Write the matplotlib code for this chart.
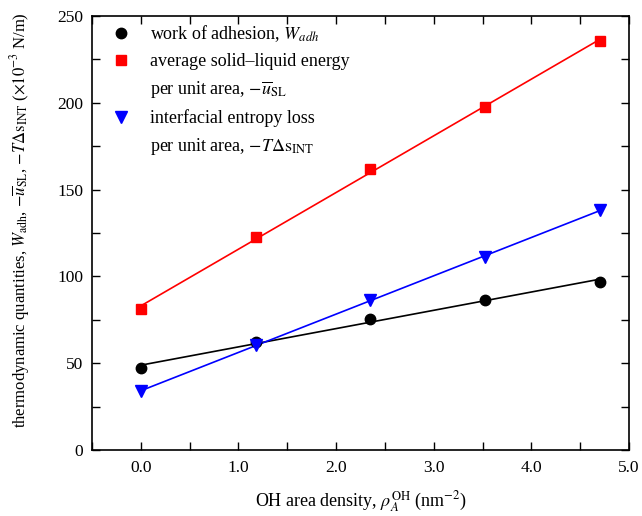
import numpy as np
import matplotlib
matplotlib.use("Agg")
import matplotlib.pyplot as plt
from matplotlib.lines import Line2D
from matplotlib.ticker import MultipleLocator, FormatStrFormatter

plt.rcParams['font.family'] = ['Liberation Serif', 'DejaVu Serif']
plt.rcParams['mathtext.fontset'] = 'stix'
plt.rcParams['font.size'] = 13

rho = [0.0, 1.18, 2.35, 3.53, 4.70]
w_adh = [47.2, 62.2, 75.3, 86.4, 97.0]
u_sl = [81.2, 122.7, 161.9, 197.6, 235.6]
t_ds = [34.0, 60.3, 86.4, 111.2, 138.2]

fig = plt.figure(figsize=(6.42, 5.16), dpi=100)
ax = fig.add_axes([0.1433, 0.128, 0.8364, 0.841])

series = [
    (w_adh, 'black', 'o', 7.5),
    (u_sl, 'red', 's', 6.5),
    (t_ds, 'blue', 'v', 8.5),
]
x = np.array(rho)
handles = []
for vals, c, m, ms in series:
    p = np.polyfit(x, vals, 1)
    ax.plot(x, np.polyval(p, x), color=c, lw=1.2, zorder=2)
    h, = ax.plot(x, vals, ls='none', marker=m, color=c, ms=ms, zorder=3)
    handles.append(h)

blank = Line2D([], [], ls='none')
leg_handles = [handles[0], handles[1], blank, handles[2], blank]
leg_labels = [
    'work of adhesion, $W_{adh}$',
    'average solid\u2013liquid energy',
    'per unit area, $-\\overline{u}_{\\mathrm{SL}}$',
    'interfacial entropy loss',
    'per unit area, $-T\\Delta\\mathrm{s}_{\\mathrm{INT}}$',
]

ax.set_xlim(-0.5, 5.0)
ax.set_ylim(0, 250)
ax.xaxis.set_major_locator(MultipleLocator(1.0))
ax.xaxis.set_minor_locator(MultipleLocator(0.5))
ax.xaxis.set_major_formatter(FormatStrFormatter('%.1f'))
ax.yaxis.set_major_locator(MultipleLocator(50))
ax.yaxis.set_minor_locator(MultipleLocator(25))
ax.tick_params(which='both', direction='in', top=True, right=True, width=1)
ax.tick_params(which='major', length=6, labelsize=12.5)
ax.tick_params(axis='y', which='major', pad=6.5)
ax.tick_params(axis='x', which='major', pad=7)
ax.tick_params(which='minor', length=6)
for s in ax.spines.values():
    s.set_linewidth(1.2)

ax.set_xlabel('OH area density, $\\rho_{A}^{\\mathrm{OH}}$ (nm$^{-2}$)', fontsize=13, labelpad=10)
ax.set_ylabel('thermodynamic quantities, $W_{\\mathrm{adh}}$, $-\\overline{u}_{\\mathrm{SL}}$, $-T\\Delta\\mathrm{s}_{\\mathrm{INT}}$ ($\\times10^{-3}$ N/m)', fontsize=12)
ax.yaxis.set_label_coords(-0.112, 0.53)

ax.legend(leg_handles, leg_labels, loc='upper left', frameon=False, fontsize=13,
          handletextpad=1.1, borderaxespad=0.0, borderpad=0.4, labelspacing=0.5,
          handlelength=1.0, bbox_to_anchor=(0.024, 1.0))

fig.savefig('out.png', dpi=100)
+ + +
Repeat the material above word for word, please, apart from its images.

Full answer:
Write the matplotlib code for this chart.
import numpy as np
import matplotlib
matplotlib.use("Agg")
import matplotlib.pyplot as plt
from matplotlib.lines import Line2D
from matplotlib.ticker import MultipleLocator, FormatStrFormatter

plt.rcParams['font.family'] = ['Liberation Serif', 'DejaVu Serif']
plt.rcParams['mathtext.fontset'] = 'stix'
plt.rcParams['font.size'] = 13

rho = [0.0, 1.18, 2.35, 3.53, 4.70]
w_adh = [47.2, 62.2, 75.3, 86.4, 97.0]
u_sl = [81.2, 122.7, 161.9, 197.6, 235.6]
t_ds = [34.0, 60.3, 86.4, 111.2, 138.2]

fig = plt.figure(figsize=(6.42, 5.16), dpi=100)
ax = fig.add_axes([0.1433, 0.128, 0.8364, 0.841])

series = [
    (w_adh, 'black', 'o', 7.5),
    (u_sl, 'red', 's', 6.5),
    (t_ds, 'blue', 'v', 8.5),
]
x = np.array(rho)
handles = []
for vals, c, m, ms in series:
    p = np.polyfit(x, vals, 1)
    ax.plot(x, np.polyval(p, x), color=c, lw=1.2, zorder=2)
    h, = ax.plot(x, vals, ls='none', marker=m, color=c, ms=ms, zorder=3)
    handles.append(h)

blank = Line2D([], [], ls='none')
leg_handles = [handles[0], handles[1], blank, handles[2], blank]
leg_labels = [
    'work of adhesion, $W_{adh}$',
    'average solid\u2013liquid energy',
    'per unit area, $-\\overline{u}_{\\mathrm{SL}}$',
    'interfacial entropy loss',
    'per unit area, $-T\\Delta\\mathrm{s}_{\\mathrm{INT}}$',
]

ax.set_xlim(-0.5, 5.0)
ax.set_ylim(0, 250)
ax.xaxis.set_major_locator(MultipleLocator(1.0))
ax.xaxis.set_minor_locator(MultipleLocator(0.5))
ax.xaxis.set_major_formatter(FormatStrFormatter('%.1f'))
ax.yaxis.set_major_locator(MultipleLocator(50))
ax.yaxis.set_minor_locator(MultipleLocator(25))
ax.tick_params(which='both', direction='in', top=True, right=True, width=1)
ax.tick_params(which='major', length=6, labelsize=12.5)
ax.tick_params(axis='y', which='major', pad=6.5)
ax.tick_params(axis='x', which='major', pad=7)
ax.tick_params(which='minor', length=6)
for s in ax.spines.values():
    s.set_linewidth(1.2)

ax.set_xlabel('OH area density, $\\rho_{A}^{\\mathrm{OH}}$ (nm$^{-2}$)', fontsize=13, labelpad=10)
ax.set_ylabel('thermodynamic quantities, $W_{\\mathrm{adh}}$, $-\\overline{u}_{\\mathrm{SL}}$, $-T\\Delta\\mathrm{s}_{\\mathrm{INT}}$ ($\\times10^{-3}$ N/m)', fontsize=12)
ax.yaxis.set_label_coords(-0.112, 0.53)

ax.legend(leg_handles, leg_labels, loc='upper left', frameon=False, fontsize=13,
          handletextpad=1.1, borderaxespad=0.0, borderpad=0.4, labelspacing=0.5,
          handlelength=1.0, bbox_to_anchor=(0.024, 1.0))

fig.savefig('out.png', dpi=100)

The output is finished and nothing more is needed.